Papua New Guinea prime minister quits after weeks of turmoil

Papua New Guinea's Prime Minister Peter O'Neill had resisted calls to resign for weeks but stepped down on Sunday (May 26). PHOTO: AFP

SYDNEY (REUTERS) - Papua New Guinea Prime Minister Peter O'Neill announced his resignation on Sunday (May 26) after seven years in the top job following weeks of high-level defections from the ruling party.

Mr O'Neill told media in Port Moresby that he had handed over leadership of the Pacific nation to Sir Julius Chan.

Mr O'Neill had resisted calls to resign for weeks but stepped down on Sunday, saying that recent movements in Parliament showed a "need for change", ABC News reported.

Opponents of Mr O'Neill said last Friday that they had mustered enough support in parliament to oust him over a range of grievances including a gas deal with France's Total, which critics have questioned.

Political instability is something of a fixture in the resource-rich but poverty-stricken South Pacific nation and Mr O'Neill, who has been leader since 2011, has seen off previous attempts to topple him.

Defections from the ruling coalition have been going on for weeks, and last Friday at least nine members switched sides, according to two ministers who were among them.

Mr O'Neill's opponents needed to rally 62 members of Papua New Guinea's 111-seat parliament to vote him out.

Opposition politicians said last Friday that they would push for investigations in Australia and Switzerland into a A$1.2 billion (S$1.1 billion) loan arranged by finance group UBS if there was a change of government, the Australian Financial Review reported.

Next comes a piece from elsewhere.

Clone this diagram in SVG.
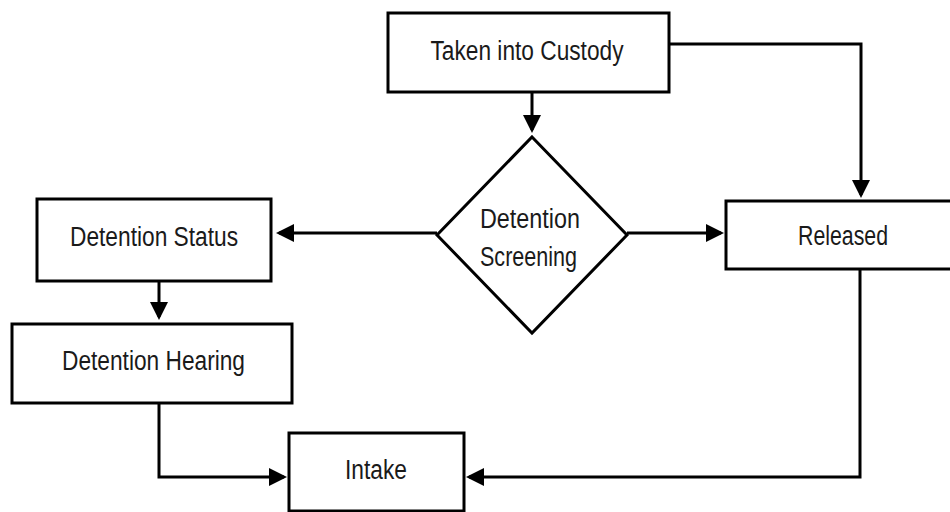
<svg xmlns="http://www.w3.org/2000/svg" width="950" height="512" viewBox="0 0 950 512">
  <style>
    .box { fill: #ffffff; stroke: #000000; stroke-width: 3; }
    .lbl { font-family: "Liberation Sans", Arial, sans-serif; font-size: 27px; fill: #1a1a1a; text-anchor: middle; }
    .conn { fill: none; stroke: #000000; stroke-width: 3; marker-end: url(#arrow); }
  </style>
  <defs>
    <marker id="arrow" markerUnits="userSpaceOnUse" markerWidth="18" markerHeight="18" viewBox="0 0 18 18" refX="15" refY="9" orient="auto">
      <path d="M0,0 L18,9 L0,18 z" fill="#000000"/>
    </marker>
  </defs>
  <rect width="950" height="512" fill="#ffffff"/>

  <g id="connectors">
    <path class="conn" d="M532,92 L532,130"/>
    <path class="conn" d="M669,44 L861,44 L861,195"/>
    <path class="conn" d="M437,233 L279,233"/>
    <path class="conn" d="M627,233 L721,233"/>
    <path class="conn" d="M159,281 L159,317"/>
    <path class="conn" d="M159,403 L159,477 L284,477"/>
    <path class="conn" d="M860,269 L860,477 L469,477"/>
  </g>

  <g id="taken-into-custody">
    <rect class="box" x="388" y="13" width="281" height="79"/>
    <text class="lbl" x="527" y="60" textLength="193" lengthAdjust="spacingAndGlyphs">Taken into Custody</text>
  </g>

  <g id="detention-screening">
    <polygon class="box" points="532,137 627,235 532,333 437,235"/>
    <text class="lbl" x="530" y="228" textLength="100" lengthAdjust="spacingAndGlyphs">Detention</text>
    <text class="lbl" x="528.5" y="266" textLength="97" lengthAdjust="spacingAndGlyphs">Screening</text>
  </g>

  <g id="detention-status">
    <rect class="box" x="37" y="199" width="234" height="82"/>
    <text class="lbl" x="154" y="246" textLength="168" lengthAdjust="spacingAndGlyphs">Detention Status</text>
  </g>

  <g id="detention-hearing">
    <rect class="box" x="12" y="324" width="280" height="79"/>
    <text class="lbl" x="153.5" y="370" textLength="183" lengthAdjust="spacingAndGlyphs">Detention Hearing</text>
  </g>

  <g id="released">
    <rect class="box" x="726" y="201" width="240" height="68"/>
    <text class="lbl" x="843" y="245" textLength="90" lengthAdjust="spacingAndGlyphs">Released</text>
  </g>

  <g id="intake">
    <rect class="box" x="289" y="433" width="175" height="78"/>
    <text class="lbl" x="376" y="479" textLength="62" lengthAdjust="spacingAndGlyphs">Intake</text>
  </g>
</svg>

A report by the Ombudsman Commission of Papua New Guinea into the 2014 deal that allowed the South Pacific nation to borrow from UBS to buy a 10 per cent stake in Australian Stock Exchange-listed energy firm Oil Search is scheduled to be tabled in Papua New Guinea's parliament next week.

Oil Search in turn used the money to buy into the Elk Antelope gas field being developed by France's Total.

Papua New Guinea is estimated to have lost 1 billion kina (S$407 million) on the deal after being forced to sell the shares when the price fell in 2017.

Australian Prime Minister Scott Morrison thanked Mr O'Neill for his friendship.

"I will look forward to working with the new prime minister of PNG in the same way I have enjoyed such a strong friendship and relationship with Peter O'Neill," Mr Morrison told reporters in Canberra.